>> Begin Data

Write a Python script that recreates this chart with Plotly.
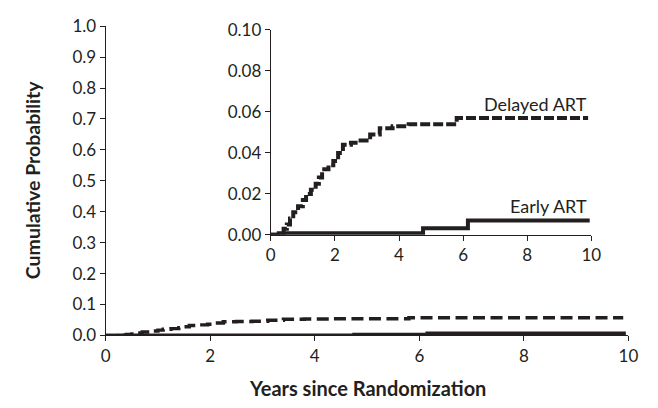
import plotly.graph_objects as go

# Kaplan-Meier style cumulative probability curves (years since randomization)
delayed_years = [0, 0.25, 0.4, 0.5, 0.6, 0.7, 0.85, 1.0, 1.1, 1.25, 1.4, 1.5, 1.6,
                 1.8, 1.95, 2.1, 2.25, 2.5, 2.8, 3.1, 3.4, 3.8, 4.3, 5.8, 9.9]
delayed_prob = [0, 0.001, 0.003, 0.005, 0.008, 0.011, 0.014, 0.017, 0.020, 0.022,
                0.025, 0.028, 0.032, 0.034, 0.036, 0.040, 0.044, 0.045, 0.046,
                0.049, 0.052, 0.053, 0.054, 0.057, 0.057]

early_years = [0, 0.25, 4.75, 6.15, 9.95]
early_prob = [0, 0.0008, 0.0032, 0.007, 0.007]

main_yticks = [0.0, 0.1, 0.2, 0.3, 0.4, 0.5, 0.6, 0.7, 0.8, 0.9, 1.0]
inset_yticks = [0.00, 0.02, 0.04, 0.06, 0.08, 0.10]
xticks = [0, 2, 4, 6, 8, 10]

W, H = 658, 408
FONT = "Lato"
INK = "#231f20"

fig = go.Figure()

# main panel (x, y) and zoomed inset (x2, y2) share the same curves
panels = [("x", "y", "12px,5.5px", 3.4), ("x2", "y2", "10px,3px", 4.0)]
for xa, ya, dash, lw in panels:
    fig.add_trace(go.Scatter(x=delayed_years, y=delayed_prob, mode="lines",
                             line=dict(color=INK, width=lw, dash=dash, shape="hv"),
                             xaxis=xa, yaxis=ya, showlegend=False, hoverinfo="skip"))
    fig.add_trace(go.Scatter(x=early_years, y=early_prob, mode="lines",
                             line=dict(color=INK, width=lw, shape="hv"),
                             xaxis=xa, yaxis=ya, showlegend=False, hoverinfo="skip"))

axis_common = dict(showline=True, linecolor=INK, linewidth=1.2, ticks="outside",
                   ticklen=5, tickwidth=1.2, tickcolor=INK, showgrid=False,
                   zeroline=False, tickfont=dict(family=FONT, size=17, color=INK))

fig.update_layout(
    width=W, height=H,
    margin=dict(l=0, r=0, t=0, b=0),
    paper_bgcolor="white", plot_bgcolor="rgba(0,0,0,0)",
    xaxis=dict(domain=[103 / W, 638 / W], range=[0, 10], tickvals=xticks,
               anchor="y", **axis_common),
    yaxis=dict(domain=[(H - 342) / H, (H - 16) / H], range=[0, 1],
               tickvals=main_yticks, tickformat=".1f", anchor="x", **axis_common),
    xaxis2=dict(domain=[272 / W, 600 / W], range=[0, 10], tickvals=xticks,
                anchor="y2", **axis_common),
    yaxis2=dict(domain=[(H - 236) / H, (H - 20) / H], range=[0, 0.1],
                tickvals=inset_yticks, tickformat=".2f", anchor="x2",
                **axis_common),
)

# axis titles
fig.add_annotation(x=371 / W, y=(H - 397) / H, xref="paper", yref="paper",
                   text="<b>Years since Randomization</b>", showarrow=False,
                   xanchor="center", yanchor="middle",
                   font=dict(family=FONT, size=20, color=INK))
fig.add_annotation(x=28 / W, y=(H - 178) / H, xref="paper", yref="paper",
                   text="<b>Cumulative Probability</b>", showarrow=False,
                   textangle=-90, xanchor="center", yanchor="middle",
                   font=dict(family=FONT, size=19.5, color=INK))

# curve labels inside the inset
fig.add_annotation(x=9.94, y=0.0639, xref="x2", yref="y2", text="Delayed ART",
                   showarrow=False, xanchor="right", yanchor="middle",
                   font=dict(family=FONT, size=18, color=INK))
fig.add_annotation(x=9.94, y=0.0143, xref="x2", yref="y2", text="Early ART",
                   showarrow=False, xanchor="right", yanchor="middle",
                   font=dict(family=FONT, size=18, color=INK))

fig.write_html("out.html")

>> End Data

◆ Exercise requirements:
Repeat the data exactly, dropping every picture it holds.

◆ Written reply:
Write a Python script that recreates this chart with Plotly.
import plotly.graph_objects as go

# Kaplan-Meier style cumulative probability curves (years since randomization)
delayed_years = [0, 0.25, 0.4, 0.5, 0.6, 0.7, 0.85, 1.0, 1.1, 1.25, 1.4, 1.5, 1.6,
                 1.8, 1.95, 2.1, 2.25, 2.5, 2.8, 3.1, 3.4, 3.8, 4.3, 5.8, 9.9]
delayed_prob = [0, 0.001, 0.003, 0.005, 0.008, 0.011, 0.014, 0.017, 0.020, 0.022,
                0.025, 0.028, 0.032, 0.034, 0.036, 0.040, 0.044, 0.045, 0.046,
                0.049, 0.052, 0.053, 0.054, 0.057, 0.057]

early_years = [0, 0.25, 4.75, 6.15, 9.95]
early_prob = [0, 0.0008, 0.0032, 0.007, 0.007]

main_yticks = [0.0, 0.1, 0.2, 0.3, 0.4, 0.5, 0.6, 0.7, 0.8, 0.9, 1.0]
inset_yticks = [0.00, 0.02, 0.04, 0.06, 0.08, 0.10]
xticks = [0, 2, 4, 6, 8, 10]

W, H = 658, 408
FONT = "Lato"
INK = "#231f20"

fig = go.Figure()

# main panel (x, y) and zoomed inset (x2, y2) share the same curves
panels = [("x", "y", "12px,5.5px", 3.4), ("x2", "y2", "10px,3px", 4.0)]
for xa, ya, dash, lw in panels:
    fig.add_trace(go.Scatter(x=delayed_years, y=delayed_prob, mode="lines",
                             line=dict(color=INK, width=lw, dash=dash, shape="hv"),
                             xaxis=xa, yaxis=ya, showlegend=False, hoverinfo="skip"))
    fig.add_trace(go.Scatter(x=early_years, y=early_prob, mode="lines",
                             line=dict(color=INK, width=lw, shape="hv"),
                             xaxis=xa, yaxis=ya, showlegend=False, hoverinfo="skip"))

axis_common = dict(showline=True, linecolor=INK, linewidth=1.2, ticks="outside",
                   ticklen=5, tickwidth=1.2, tickcolor=INK, showgrid=False,
                   zeroline=False, tickfont=dict(family=FONT, size=17, color=INK))

fig.update_layout(
    width=W, height=H,
    margin=dict(l=0, r=0, t=0, b=0),
    paper_bgcolor="white", plot_bgcolor="rgba(0,0,0,0)",
    xaxis=dict(domain=[103 / W, 638 / W], range=[0, 10], tickvals=xticks,
               anchor="y", **axis_common),
    yaxis=dict(domain=[(H - 342) / H, (H - 16) / H], range=[0, 1],
               tickvals=main_yticks, tickformat=".1f", anchor="x", **axis_common),
    xaxis2=dict(domain=[272 / W, 600 / W], range=[0, 10], tickvals=xticks,
                anchor="y2", **axis_common),
    yaxis2=dict(domain=[(H - 236) / H, (H - 20) / H], range=[0, 0.1],
                tickvals=inset_yticks, tickformat=".2f", anchor="x2",
                **axis_common),
)

# axis titles
fig.add_annotation(x=371 / W, y=(H - 397) / H, xref="paper", yref="paper",
                   text="<b>Years since Randomization</b>", showarrow=False,
                   xanchor="center", yanchor="middle",
                   font=dict(family=FONT, size=20, color=INK))
fig.add_annotation(x=28 / W, y=(H - 178) / H, xref="paper", yref="paper",
                   text="<b>Cumulative Probability</b>", showarrow=False,
                   textangle=-90, xanchor="center", yanchor="middle",
                   font=dict(family=FONT, size=19.5, color=INK))

# curve labels inside the inset
fig.add_annotation(x=9.94, y=0.0639, xref="x2", yref="y2", text="Delayed ART",
                   showarrow=False, xanchor="right", yanchor="middle",
                   font=dict(family=FONT, size=18, color=INK))
fig.add_annotation(x=9.94, y=0.0143, xref="x2", yref="y2", text="Early ART",
                   showarrow=False, xanchor="right", yanchor="middle",
                   font=dict(family=FONT, size=18, color=INK))

fig.write_html("out.html")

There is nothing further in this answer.